* **Set task**: Copy exactly the lines from the start of the material through the line with "fig.savefig('out.png', dpi=100, facecolor=bg)". Pictures stay out of the copy.
──────── Records shown
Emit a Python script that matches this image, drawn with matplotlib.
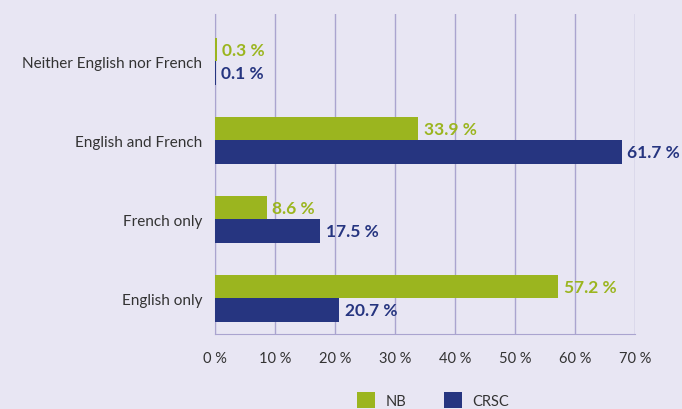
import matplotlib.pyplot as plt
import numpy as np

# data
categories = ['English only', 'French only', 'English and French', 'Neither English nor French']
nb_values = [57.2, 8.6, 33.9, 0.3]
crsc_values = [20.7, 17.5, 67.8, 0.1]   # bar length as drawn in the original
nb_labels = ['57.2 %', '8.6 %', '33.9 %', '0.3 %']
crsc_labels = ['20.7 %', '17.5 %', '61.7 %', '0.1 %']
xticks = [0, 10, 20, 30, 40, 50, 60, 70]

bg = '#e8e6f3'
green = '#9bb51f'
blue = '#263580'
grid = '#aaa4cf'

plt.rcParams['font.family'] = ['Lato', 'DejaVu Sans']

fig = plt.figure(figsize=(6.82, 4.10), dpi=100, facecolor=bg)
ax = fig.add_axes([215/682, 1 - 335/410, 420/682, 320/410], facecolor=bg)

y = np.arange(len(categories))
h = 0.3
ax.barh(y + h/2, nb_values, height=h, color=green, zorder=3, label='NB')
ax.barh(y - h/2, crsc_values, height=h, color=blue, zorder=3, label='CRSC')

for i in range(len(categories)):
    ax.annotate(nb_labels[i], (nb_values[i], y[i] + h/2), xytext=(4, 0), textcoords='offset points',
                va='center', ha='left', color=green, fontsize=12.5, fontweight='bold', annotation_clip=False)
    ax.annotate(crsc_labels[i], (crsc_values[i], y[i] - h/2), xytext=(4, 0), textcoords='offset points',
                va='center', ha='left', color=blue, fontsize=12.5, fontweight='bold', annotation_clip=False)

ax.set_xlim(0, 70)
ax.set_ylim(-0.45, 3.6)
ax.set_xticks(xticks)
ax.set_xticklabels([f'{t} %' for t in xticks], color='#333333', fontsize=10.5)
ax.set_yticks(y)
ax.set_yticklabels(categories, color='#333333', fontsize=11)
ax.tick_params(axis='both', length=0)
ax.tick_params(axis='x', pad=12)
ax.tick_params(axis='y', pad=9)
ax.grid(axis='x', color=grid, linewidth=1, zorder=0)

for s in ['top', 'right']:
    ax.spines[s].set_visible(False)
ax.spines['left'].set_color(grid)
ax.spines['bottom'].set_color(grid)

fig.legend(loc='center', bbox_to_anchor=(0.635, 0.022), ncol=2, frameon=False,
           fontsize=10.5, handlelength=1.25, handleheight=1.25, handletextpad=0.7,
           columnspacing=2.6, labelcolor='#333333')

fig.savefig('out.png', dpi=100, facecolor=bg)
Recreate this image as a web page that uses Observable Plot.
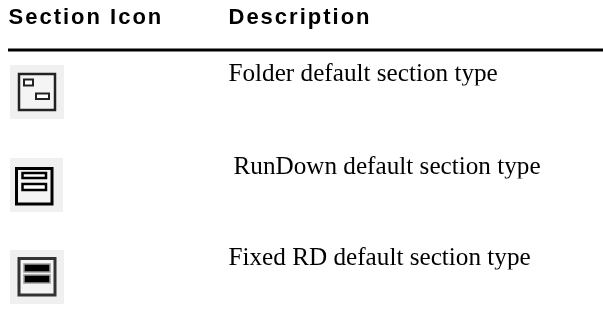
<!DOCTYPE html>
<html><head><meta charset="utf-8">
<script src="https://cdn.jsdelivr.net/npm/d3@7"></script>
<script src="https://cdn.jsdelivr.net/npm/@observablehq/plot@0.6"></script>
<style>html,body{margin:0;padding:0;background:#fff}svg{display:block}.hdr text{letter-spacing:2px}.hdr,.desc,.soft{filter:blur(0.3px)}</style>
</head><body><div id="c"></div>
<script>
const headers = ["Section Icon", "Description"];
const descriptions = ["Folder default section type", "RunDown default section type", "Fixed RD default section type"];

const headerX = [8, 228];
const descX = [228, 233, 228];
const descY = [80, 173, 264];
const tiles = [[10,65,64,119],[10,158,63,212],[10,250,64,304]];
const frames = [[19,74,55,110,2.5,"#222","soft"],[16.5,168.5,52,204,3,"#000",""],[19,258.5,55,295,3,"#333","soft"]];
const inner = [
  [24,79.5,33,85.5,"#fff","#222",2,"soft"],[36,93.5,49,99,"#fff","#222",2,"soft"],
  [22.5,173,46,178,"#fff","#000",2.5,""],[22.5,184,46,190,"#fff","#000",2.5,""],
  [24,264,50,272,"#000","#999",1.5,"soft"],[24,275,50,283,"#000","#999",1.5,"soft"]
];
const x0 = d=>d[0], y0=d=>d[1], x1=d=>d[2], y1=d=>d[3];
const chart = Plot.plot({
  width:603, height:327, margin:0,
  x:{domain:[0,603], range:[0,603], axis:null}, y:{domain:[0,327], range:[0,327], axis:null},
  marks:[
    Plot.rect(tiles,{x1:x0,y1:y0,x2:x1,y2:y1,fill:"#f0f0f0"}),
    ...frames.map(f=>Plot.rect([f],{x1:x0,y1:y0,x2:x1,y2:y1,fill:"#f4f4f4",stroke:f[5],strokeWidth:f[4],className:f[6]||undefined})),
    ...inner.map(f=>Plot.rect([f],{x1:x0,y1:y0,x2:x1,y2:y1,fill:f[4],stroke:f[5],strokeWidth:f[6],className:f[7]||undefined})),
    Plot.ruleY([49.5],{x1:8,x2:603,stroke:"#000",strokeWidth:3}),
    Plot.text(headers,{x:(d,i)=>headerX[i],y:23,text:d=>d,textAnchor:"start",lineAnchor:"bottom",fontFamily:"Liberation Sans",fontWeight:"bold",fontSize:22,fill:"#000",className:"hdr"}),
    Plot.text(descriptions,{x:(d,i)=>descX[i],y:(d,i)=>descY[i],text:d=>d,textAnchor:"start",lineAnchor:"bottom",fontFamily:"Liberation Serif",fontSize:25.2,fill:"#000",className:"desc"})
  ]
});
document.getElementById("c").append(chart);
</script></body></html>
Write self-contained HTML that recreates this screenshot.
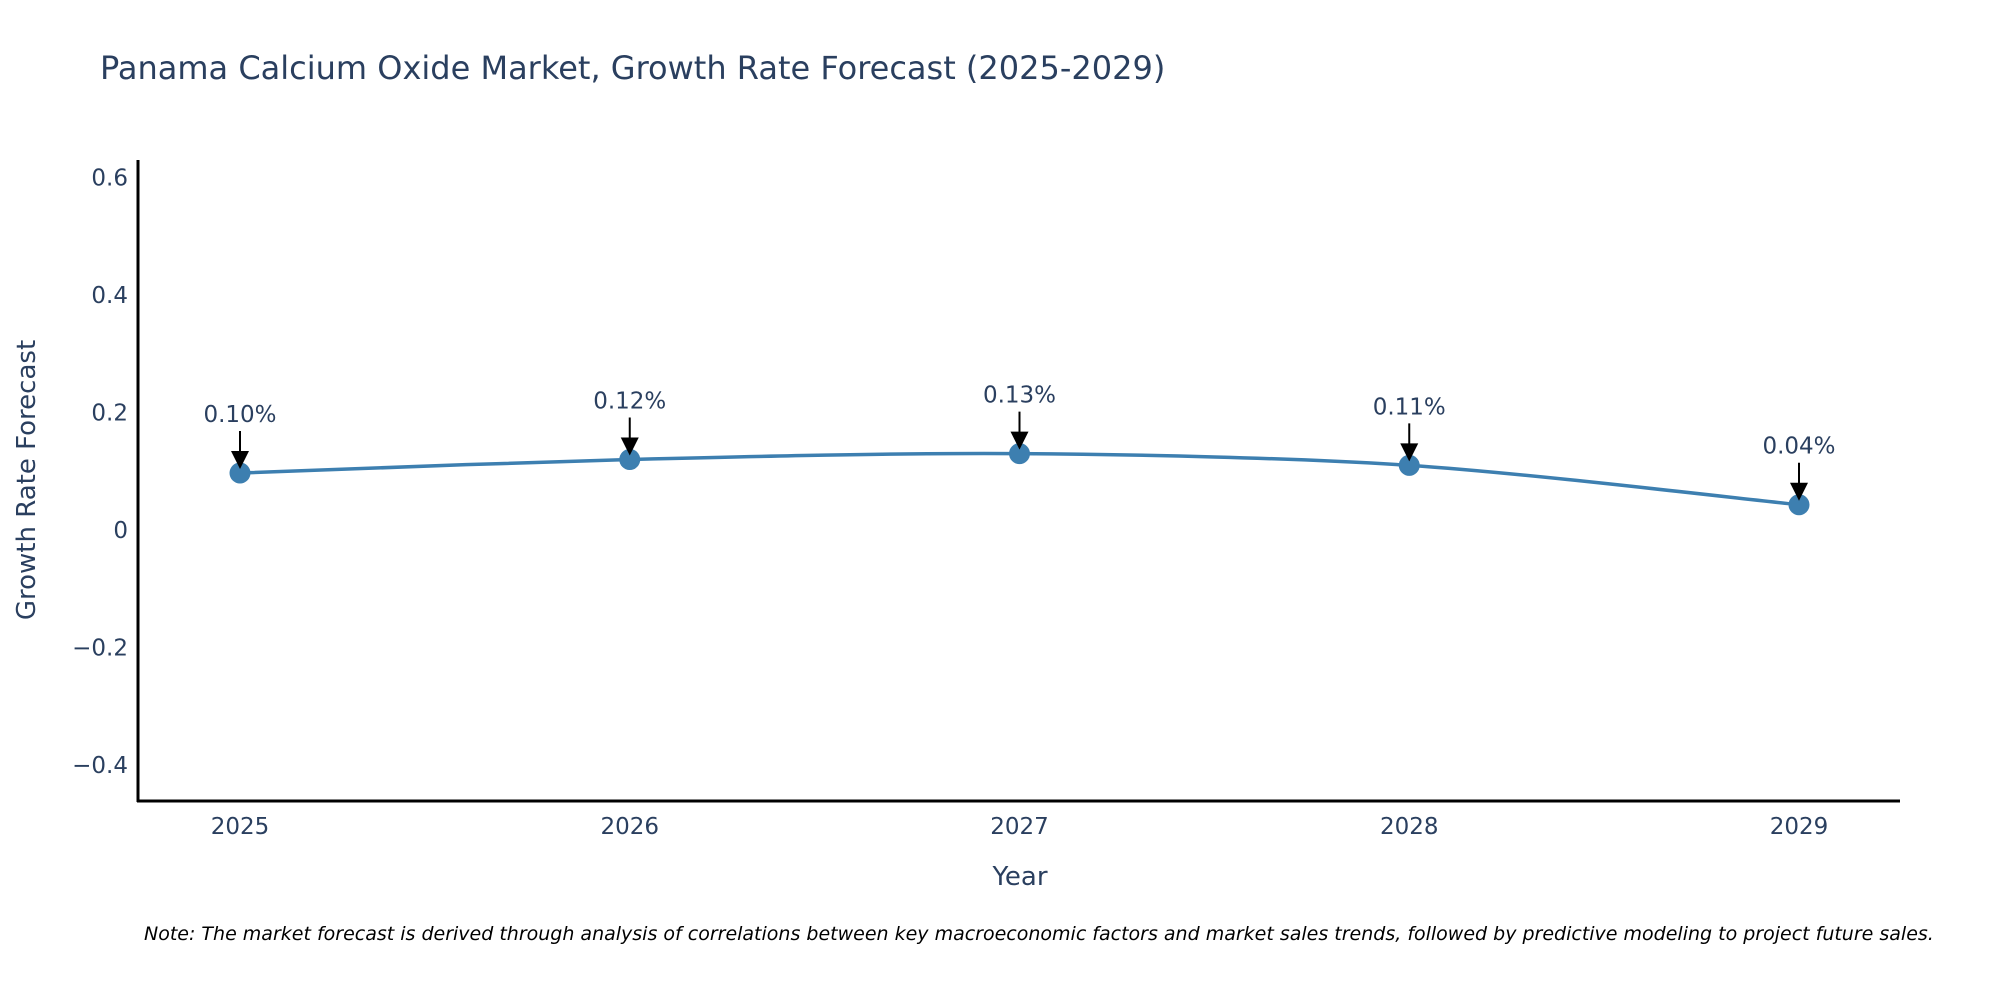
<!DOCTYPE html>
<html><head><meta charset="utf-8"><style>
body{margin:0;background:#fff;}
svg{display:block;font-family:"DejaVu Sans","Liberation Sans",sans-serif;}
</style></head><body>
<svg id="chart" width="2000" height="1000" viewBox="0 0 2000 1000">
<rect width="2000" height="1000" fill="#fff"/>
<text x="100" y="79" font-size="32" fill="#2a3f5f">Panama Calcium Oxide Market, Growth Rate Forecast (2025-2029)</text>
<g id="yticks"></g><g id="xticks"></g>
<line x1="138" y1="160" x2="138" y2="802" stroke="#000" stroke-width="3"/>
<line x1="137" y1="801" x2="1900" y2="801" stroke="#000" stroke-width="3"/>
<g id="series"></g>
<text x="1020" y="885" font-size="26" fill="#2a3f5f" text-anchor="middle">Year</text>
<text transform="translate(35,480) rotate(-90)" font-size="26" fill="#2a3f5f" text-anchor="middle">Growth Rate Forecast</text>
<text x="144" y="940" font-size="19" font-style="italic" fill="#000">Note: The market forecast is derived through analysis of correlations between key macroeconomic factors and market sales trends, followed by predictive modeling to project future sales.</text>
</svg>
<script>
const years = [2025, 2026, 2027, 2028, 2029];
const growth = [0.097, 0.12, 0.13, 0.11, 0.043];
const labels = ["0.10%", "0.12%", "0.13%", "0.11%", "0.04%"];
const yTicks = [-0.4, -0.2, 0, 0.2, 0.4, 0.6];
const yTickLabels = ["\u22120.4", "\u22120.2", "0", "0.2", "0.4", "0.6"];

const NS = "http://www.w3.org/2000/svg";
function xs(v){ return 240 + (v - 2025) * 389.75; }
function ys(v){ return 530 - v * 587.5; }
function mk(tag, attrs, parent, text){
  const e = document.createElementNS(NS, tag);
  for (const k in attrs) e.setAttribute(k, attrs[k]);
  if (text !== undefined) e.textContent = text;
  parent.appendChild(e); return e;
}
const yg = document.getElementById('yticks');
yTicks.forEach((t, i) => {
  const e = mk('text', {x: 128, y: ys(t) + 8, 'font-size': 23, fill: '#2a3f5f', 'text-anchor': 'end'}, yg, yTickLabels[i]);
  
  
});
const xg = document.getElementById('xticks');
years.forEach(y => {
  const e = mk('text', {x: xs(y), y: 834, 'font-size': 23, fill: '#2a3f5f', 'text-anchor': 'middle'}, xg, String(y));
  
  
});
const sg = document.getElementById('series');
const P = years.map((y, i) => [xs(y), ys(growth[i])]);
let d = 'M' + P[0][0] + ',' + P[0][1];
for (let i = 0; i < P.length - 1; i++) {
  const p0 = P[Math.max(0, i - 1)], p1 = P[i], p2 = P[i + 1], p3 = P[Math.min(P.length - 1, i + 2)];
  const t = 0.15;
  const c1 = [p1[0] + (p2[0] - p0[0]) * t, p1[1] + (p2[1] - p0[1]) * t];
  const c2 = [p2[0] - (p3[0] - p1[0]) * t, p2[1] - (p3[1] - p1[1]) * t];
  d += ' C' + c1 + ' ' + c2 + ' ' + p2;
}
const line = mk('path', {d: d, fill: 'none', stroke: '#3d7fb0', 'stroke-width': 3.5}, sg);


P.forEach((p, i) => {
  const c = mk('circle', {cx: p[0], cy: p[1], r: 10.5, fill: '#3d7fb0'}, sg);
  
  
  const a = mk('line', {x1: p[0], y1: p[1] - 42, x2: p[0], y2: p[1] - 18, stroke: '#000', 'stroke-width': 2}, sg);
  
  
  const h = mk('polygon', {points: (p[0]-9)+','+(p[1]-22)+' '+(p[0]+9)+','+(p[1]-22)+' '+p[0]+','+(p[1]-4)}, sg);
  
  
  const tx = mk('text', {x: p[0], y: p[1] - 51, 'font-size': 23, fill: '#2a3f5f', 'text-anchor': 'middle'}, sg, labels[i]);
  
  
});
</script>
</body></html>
────────────────
* **Task answer**:
Emit a Python script that matches this image, drawn with matplotlib.
import matplotlib.pyplot as plt
import numpy as np

# data
categories = ['English only', 'French only', 'English and French', 'Neither English nor French']
nb_values = [57.2, 8.6, 33.9, 0.3]
crsc_values = [20.7, 17.5, 67.8, 0.1]   # bar length as drawn in the original
nb_labels = ['57.2 %', '8.6 %', '33.9 %', '0.3 %']
crsc_labels = ['20.7 %', '17.5 %', '61.7 %', '0.1 %']
xticks = [0, 10, 20, 30, 40, 50, 60, 70]

bg = '#e8e6f3'
green = '#9bb51f'
blue = '#263580'
grid = '#aaa4cf'

plt.rcParams['font.family'] = ['Lato', 'DejaVu Sans']

fig = plt.figure(figsize=(6.82, 4.10), dpi=100, facecolor=bg)
ax = fig.add_axes([215/682, 1 - 335/410, 420/682, 320/410], facecolor=bg)

y = np.arange(len(categories))
h = 0.3
ax.barh(y + h/2, nb_values, height=h, color=green, zorder=3, label='NB')
ax.barh(y - h/2, crsc_values, height=h, color=blue, zorder=3, label='CRSC')

for i in range(len(categories)):
    ax.annotate(nb_labels[i], (nb_values[i], y[i] + h/2), xytext=(4, 0), textcoords='offset points',
                va='center', ha='left', color=green, fontsize=12.5, fontweight='bold', annotation_clip=False)
    ax.annotate(crsc_labels[i], (crsc_values[i], y[i] - h/2), xytext=(4, 0), textcoords='offset points',
                va='center', ha='left', color=blue, fontsize=12.5, fontweight='bold', annotation_clip=False)

ax.set_xlim(0, 70)
ax.set_ylim(-0.45, 3.6)
ax.set_xticks(xticks)
ax.set_xticklabels([f'{t} %' for t in xticks], color='#333333', fontsize=10.5)
ax.set_yticks(y)
ax.set_yticklabels(categories, color='#333333', fontsize=11)
ax.tick_params(axis='both', length=0)
ax.tick_params(axis='x', pad=12)
ax.tick_params(axis='y', pad=9)
ax.grid(axis='x', color=grid, linewidth=1, zorder=0)

for s in ['top', 'right']:
    ax.spines[s].set_visible(False)
ax.spines['left'].set_color(grid)
ax.spines['bottom'].set_color(grid)

fig.legend(loc='center', bbox_to_anchor=(0.635, 0.022), ncol=2, frameon=False,
           fontsize=10.5, handlelength=1.25, handleheight=1.25, handletextpad=0.7,
           columnspacing=2.6, labelcolor='#333333')

fig.savefig('out.png', dpi=100, facecolor=bg)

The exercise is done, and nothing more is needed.